Selling PSI - A public Task?
ePSI Platform, 27th May 2009
Chairman of the PSI Alliance, Rolf Nordqvist, is hosting the guest blog on the EPSI Platform for the coming month. Updates will appear here: www.epsiplus.net/guest_blogs
In most countries there are authorities that are committed to sell the information that they have created for other purposes, as part of their public task. Since the information they hold is stored in their databases they can easily sell it on the market. Sometimes these businesses goes under the name of trading funds or in my country ( Sweden ) they are called information providing authorities. This is big business when it comes to maps, real estates, company information or weather information. The money created covers daily production, goes into the development of new products and the surplus is sometimes delivered directly to the Government.
If you are a re-user you often have to buy information from this kind of authority and re-sell it on the market. You are then buying value added data since, in many cases , the raw data is not available. The price is set by the authority and can sometimes be very high if the authority is making costly product development or if you have to pay for their service organisation around their products. As a consequence of their product development, you sometimes as a re-user meet your information provider on the market in the shape of a competitor and have to find some way to compete and make money on your own products. Your product is the result of value adding to the already value added products that you bought. That can sometimes be really tough.

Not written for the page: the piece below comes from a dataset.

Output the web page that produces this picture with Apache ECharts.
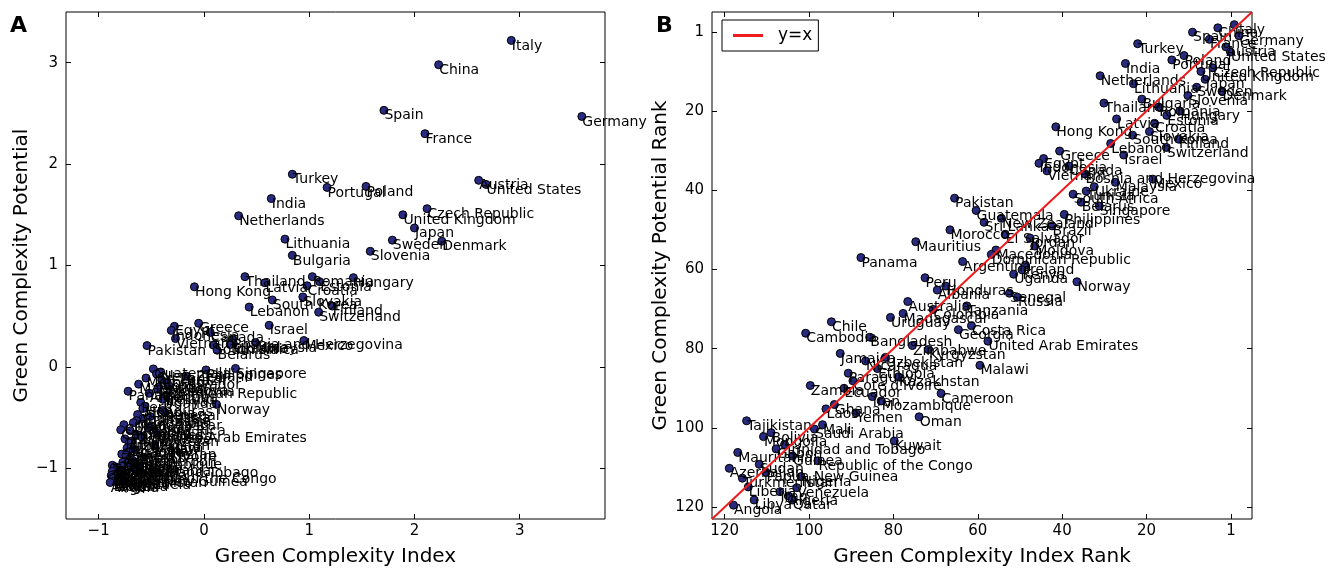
<!DOCTYPE html>
<html>
<head>
<meta charset="utf-8">
<title>Green Complexity</title>
<script src="https://cdn.jsdelivr.net/npm/echarts@6/dist/echarts.min.js"></script>
<style>
  html, body { margin: 0; padding: 0; background: #fff; }
  #chart { width: 1333px; height: 568px; }
</style>
</head>
<body>
<div id="chart"></div>
<script>
// Country names (same order in every array below)
const countries = [
  "Italy", "China", "Spain", "Germany", "France", "Turkey", "Austria", "United States", "Poland", "Portugal",
  "India", "Czech Republic", "United Kingdom", "Netherlands", "Japan", "Lithuania", "Sweden", "Denmark", "Slovenia", "Bulgaria",
  "Thailand", "Romania", "Hungary", "Estonia", "Latvia", "Croatia", "Hong Kong", "Slovakia", "South Korea", "Finland",
  "Lebanon", "Switzerland", "Greece", "Israel", "Egypt", "Indonesia", "Canada", "Vietnam", "Bosnia and Herzegovina", "Mexico",
  "Malaysia", "Ukraine", "Tunisia", "South Africa", "Belarus", "Singapore", "Pakistan", "Guatemala", "Philippines", "New Zealand",
  "Sri Lanka", "Brazil", "Morocco", "El Salvador", "Jordan", "Mauritius", "Moldova", "Macedonia", "Dominican Republic", "Panama",
  "Argentina", "Ireland", "Kenya", "Uganda", "Norway", "Peru", "Honduras", "Albania", "Senegal", "Russia",
  "Australia", "Tanzania", "Colombia", "Madagascar", "Uruguay", "Chile", "Costa Rica", "Georgia", "Cambodia", "Bangladesh",
  "United Arab Emirates", "Zimbabwe", "Kyrgyzstan", "Jamaica", "Uzbekistan", "Nicaragua", "Malawi", "Ethiopia", "Paraguay", "Kazakhstan",
  "Cote d'Ivoire", "Zambia", "Ecuador", "Cameroon", "Iran", "Mozambique", "Ghana", "Laos", "Yemen", "Oman",
  "Tajikistan", "Mali", "Saudi Arabia", "Bolivia", "Mongolia", "Kuwait", "Trinidad and Tobago", "Gabon", "Mauritania", "Guinea",
  "Republic of the Congo", "Sudan", "Azerbaijan", "Papua New Guinea", "Nigeria", "Turkmenistan", "Liberia", "Venezuela", "Iraq", "Algeria",
  "Qatar", "Libya", "Angola"
];

// Panel A: Green Complexity Index
const gci = [
  2.92, 2.23, 1.71, 3.59, 2.10, 0.84, 2.61, 2.68, 1.54, 1.17,
  0.64, 2.12, 1.89, 0.33, 2.00, 0.77, 1.79, 2.26, 1.58, 0.84,
  0.39, 1.03, 1.42, 1.10, 0.58, 0.98, -0.09, 0.94, 0.65, 1.22,
  0.43, 1.09, -0.05, 0.62, -0.28, -0.31, 0.06, -0.27, 0.27, 0.95,
  0.49, 0.28, 0.25, 0.09, 0.125, 0.30, -0.54, -0.48, 0.02, -0.41,
  -0.45, -0.17, -0.55, -0.40, -0.35, -0.62, -0.33, -0.43, -0.44, -0.72,
  -0.52, -0.36, -0.37, -0.39, 0.12, -0.60, -0.56, -0.58, -0.39, -0.37,
  -0.63, -0.51, -0.58, -0.64, -0.67, -0.76, -0.50, -0.53, -0.79, -0.70,
  -0.45, -0.63, -0.59, -0.75, -0.68, -0.71, -0.47, -0.69, -0.73, -0.65,
  -0.72, -0.78, -0.74, -0.57, -0.70, -0.68, -0.75, -0.77, -0.72, -0.61,
  -0.87, -0.77, -0.78, -0.84, -0.85, -0.66, -0.82, -0.83, -0.87, -0.81,
  -0.78, -0.85, -0.88, -0.84, -0.80, -0.87, -0.86, -0.81, -0.82, -0.81,
  -0.82, -0.86, -0.89
];

// Panel A: Green Complexity Potential
const gcp = [
  3.22, 2.98, 2.53, 2.47, 2.30, 1.90, 1.84, 1.80, 1.78, 1.77,
  1.66, 1.56, 1.50, 1.49, 1.37, 1.26, 1.25, 1.24, 1.14, 1.10,
  0.89, 0.89, 0.88, 0.84, 0.83, 0.80, 0.79, 0.69, 0.66, 0.60,
  0.59, 0.54, 0.43, 0.41, 0.40, 0.36, 0.34, 0.28, 0.27, 0.26,
  0.24, 0.23, 0.22, 0.215, 0.165, -0.015, 0.21, -0.02, -0.03, -0.05,
  -0.07, -0.09, -0.11, -0.13, -0.15, -0.17, -0.19, -0.20, -0.22, -0.24,
  -0.26, -0.28, -0.30, -0.32, -0.37, -0.35, -0.39, -0.41, -0.43, -0.45,
  -0.47, -0.49, -0.51, -0.53, -0.55, -0.57, -0.58, -0.60, -0.62, -0.63,
  -0.65, -0.67, -0.69, -0.71, -0.73, -0.75, -0.77, -0.79, -0.80, -0.82,
  -0.84, -0.86, -0.87, -0.89, -0.90, -0.92, -0.93, -0.94, -0.95, -0.96,
  -0.97, -0.975, -0.98, -0.985, -0.99, -1.00, -1.00, -1.02, -1.03, -1.04,
  -1.05, -1.06, -1.07, -1.08, -1.09, -1.09, -1.10, -1.11, -1.12, -1.13,
  -1.13, -1.13, -1.14
];

// Panel B: positions on the rank axes
const gciRank = [
  -0.8, 3.1, 9.1, -1.9, 5.1, 22.1, 1.2, 0.1, 11.1, 14.0,
  25.0, 4.3, 7.1, 31.0, 6.1, 23.1, 8.1, 2.1, 10.2, 21.1,
  30.1, 17.1, 12.1, 15.2, 27.1, 18.1, 41.5, 19.3, 23.3, 12.4,
  28.5, 15.3, 40.6, 25.4, 44.4, 45.5, 38.4, 43.6, 34.6, 18.5,
  27.4, 32.4, 34.3, 37.4, 35.5, 31.2, 65.5, 60.4, 39.5, 54.4,
  58.5, 42.4, 66.6, 53.5, 47.6, 74.7, 46.5, 55.7, 56.8, 87.7,
  63.6, 48.7, 49.5, 51.5, 36.5, 72.5, 67.6, 69.6, 52.5, 50.6,
  76.6, 62.6, 70.6, 77.7, 80.7, 94.7, 61.5, 64.6, 100.8, 85.6,
  57.6, 75.5, 71.7, 92.6, 81.9, 86.6, 59.5, 83.8, 90.7, 78.8,
  89.6, 99.7, 91.7, 68.7, 85.0, 82.9, 94.0, 96.0, 88.9, 73.9,
  114.8, 96.8, 98.7, 109.0, 110.8, 79.8, 105.8, 107.8, 116.9, 103.9,
  97.9, 111.8, 118.9, 110.2, 101.9, 115.8, 114.4, 102.9, 106.9, 104.9,
  104.0, 113.0, 117.9
];

const gcpRank = [
  -1.8, -1.0, 0.1, 1.0, 1.9, 3.0, 3.8, 5.1, 6.0, 7.1,
  8.0, 9.1, 10.0, 11.1, 12.0, 13.1, 14.0, 15.0, 16.1, 17.0,
  18.0, 19.0, 20.0, 21.1, 22.0, 23.1, 24.0, 25.2, 26.1, 27.1,
  28.2, 29.2, 30.1, 31.1, 32.0, 33.2, 33.9, 35.1, 35.9, 37.2,
  38.0, 39.1, 40.2, 41.0, 43.0, 44.0, 42.0, 45.1, 46.1, 47.1,
  48.1, 49.0, 50.0, 51.1, 52.1, 53.0, 54.1, 55.1, 56.2, 57.0,
  58.0, 58.9, 60.1, 61.2, 63.1, 62.1, 64.2, 65.2, 66.0, 67.0,
  68.1, 69.2, 70.1, 71.1, 72.1, 73.2, 74.2, 75.2, 76.1, 77.1,
  78.1, 79.2, 80.2, 81.2, 82.2, 83.1, 84.2, 85.0, 86.2, 87.1,
  88.1, 89.3, 90.0, 91.3, 92.1, 93.2, 94.1, 95.2, 96.2, 97.2,
  98.2, 99.2, 100.3, 101.2, 102.2, 103.3, 104.2, 105.3, 106.2, 107.1,
  108.3, 109.2, 110.2, 111.2, 112.3, 112.7, 114.9, 115.1, 116.1, 117.2,
  118.2, 118.2, 119.5
];

// tick labels
const ticksA = [-1, 0, 1, 2, 3];
const ticksRank = [0, 20, 40, 60, 80, 100, 120];
const rankLabels = ["1", "20", "40", "60", "80", "100", "120"];
const diagonal = [[-5, -5], [123, 123]];

const FONT = "DejaVu Sans";

const pointsA = countries.map((name, i) => ({ name: name, value: [gci[i], gcp[i]] }));
const pointsB = countries.map((name, i) => ({ name: name, value: [gciRank[i], gcpRank[i]] }));

const minusFmt = (v) => (v < 0 ? "\u2212" + Math.abs(v) : String(v));
const rankFmt = (v) => rankLabels[ticksRank.indexOf(v)] || "";

// one axis; the top / right copies only carry ticks
function makeAxis(opts) {
  return {
    type: "value",
    gridIndex: opts.grid,
    position: opts.position,
    min: opts.min,
    max: opts.max,
    inverse: !!opts.inverse,
    name: opts.name || "",
    nameLocation: "middle",
    nameGap: opts.nameGap || 0,
    nameTextStyle: { fontFamily: FONT, fontSize: 20, color: "#000" },
    axisLine: { show: false, onZero: false },
    splitLine: { show: false },
    axisTick: {
      show: true,
      inside: true,
      length: 5,
      customValues: opts.ticks,
      lineStyle: { color: "#000", width: 1 }
    },
    axisLabel: {
      show: !!opts.labels,
      customValues: opts.ticks,
      formatter: opts.fmt,
      fontFamily: FONT,
      fontSize: 15,
      color: "#000",
      margin: opts.margin || 6
    }
  };
}

const scatterStyle = {
  color: "#282b80",
  borderColor: "#000",
  borderWidth: 1,
  opacity: 1
};

const labelStyle = {
  show: true,
  formatter: "{b}",
  position: [5, 3],
  align: "left",
  verticalAlign: "top",
  fontFamily: FONT,
  fontSize: 14,
  color: "#000"
};

const chart = echarts.init(document.getElementById("chart"), null, { renderer: "canvas" });

const option = {
  animation: false,
  backgroundColor: "#fff",
  grid: [
    { left: 66, top: 12, width: 539, height: 507, show: true, borderColor: "#000", borderWidth: 1, outerBoundsMode: "none" },
    { left: 712, top: 12, width: 540, height: 507, show: true, borderColor: "#000", borderWidth: 1, outerBoundsMode: "none" }
  ],
  xAxis: [
    makeAxis({ grid: 0, position: "bottom", min: -1.31, max: 3.81, ticks: ticksA, labels: true, fmt: minusFmt,
               name: "Green Complexity Index", nameGap: 28, margin: 5 }),
    makeAxis({ grid: 0, position: "top", min: -1.31, max: 3.81, ticks: ticksA }),
    makeAxis({ grid: 1, position: "bottom", min: -5, max: 123, inverse: true, ticks: ticksRank, labels: true, fmt: rankFmt,
               name: "Green Complexity Index Rank", nameGap: 28, margin: 5 }),
    makeAxis({ grid: 1, position: "top", min: -5, max: 123, inverse: true, ticks: ticksRank })
  ],
  yAxis: [
    makeAxis({ grid: 0, position: "left", min: -1.5, max: 3.5, ticks: ticksA, labels: true, fmt: minusFmt,
               name: "Green Complexity Potential", nameGap: 34, margin: 8 }),
    makeAxis({ grid: 0, position: "right", min: -1.5, max: 3.5, ticks: ticksA }),
    makeAxis({ grid: 1, position: "left", min: -5, max: 123, inverse: true, ticks: ticksRank, labels: true, fmt: rankFmt,
               name: "Green Complexity Potential Rank", nameGap: 41, margin: 8 }),
    makeAxis({ grid: 1, position: "right", min: -5, max: 123, inverse: true, ticks: ticksRank })
  ],
  legend: {
    data: [{ name: "y=x", icon: "rect" }],
    left: 722,
    top: 20,
    backgroundColor: "#fff",
    borderColor: "#000",
    borderWidth: 1,
    borderRadius: 0,
    padding: [7, 6, 7, 11],
    itemWidth: 30,
    itemHeight: 3,
    textStyle: { fontFamily: FONT, fontSize: 17, color: "#000", padding: [0, 0, 0, 10], lineHeight: 17 }
  },
  graphic: [
    { type: "text", left: 10, top: 15, style: { text: "A", font: "bold 22px 'DejaVu Sans'", fill: "#000" } },
    { type: "text", left: 656, top: 15, style: { text: "B", font: "bold 22px 'DejaVu Sans'", fill: "#000" } }
  ],
  series: [
    {
      type: "scatter",
      xAxisIndex: 0,
      yAxisIndex: 0,
      symbolSize: 8,
      itemStyle: scatterStyle,
      label: labelStyle,
      emphasis: { disabled: true },
      data: pointsA
    },
    {
      type: "scatter",
      xAxisIndex: 2,
      yAxisIndex: 2,
      symbolSize: 8,
      itemStyle: scatterStyle,
      label: labelStyle,
      emphasis: { disabled: true },
      data: pointsB
    },
    {
      name: "y=x",
      type: "line",
      xAxisIndex: 2,
      yAxisIndex: 2,
      symbol: "none",
      lineStyle: { color: "#ee1c1c", width: 2 },
      itemStyle: { color: "#ee1c1c" },
      z: 3,
      data: diagonal
    }
  ]
};

chart.setOption(option);
</script>
</body>
</html>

This, sadly, is the situation in many markets. Is this what we want? To have to compete directly with PSI Holders? No , what you want is to buy information from an authority that is not on the market. And of course you want to buy raw data, so that you can get a fair price and have the margin that you need to add value to the information and still be able to offer a reasonable price to your customers. Adding value to existing value added data often results in prices that are too high.
To have a situation that supports existing and new PSI re-users, I think it is necessary to regard the sale of public data not as a public task but as a task for companies dedicated to disseminate information on the market. If the Government wants to stay in this market they have to follow the same rules as other re-users, which means not being part of a PSI Holder organisation, not having the advantage of exclusive contracts with PSI Holders and having an economy under the same rules as their competitors.
The Swedish Competition Authority has recently published a report stating that authorities shall not add value to raw data to be actors on a competitive market. You can find the same conclusions in another report from a special Swedish Administrative Committe specially designed to investigate the meaning and range of the public task in Sweden. I think both of the reports are correct in their conclusions. Neither the Government or local authorities should sell information on the market. It is not their public task. They have other things to do instead of competing with private companies , who work as professional PSI re-users on the market.
The EU Commission has in their review of the PSI Directive also highlighted this situation and is encouraging member states to look into the meaning and range of the public task when it comes to PSI. We are waiting for the member states to do this. If Member States look into the meaning of their public task they will see where the skills are to add value to public data, create new products , market and sell the information to different customers, namely inside the private actors on the market. And they will understand the need for fair play on the market without the government as a competitor.
We are waiting for actions taken by the member states to create better conditions for the PSI re-users on the market.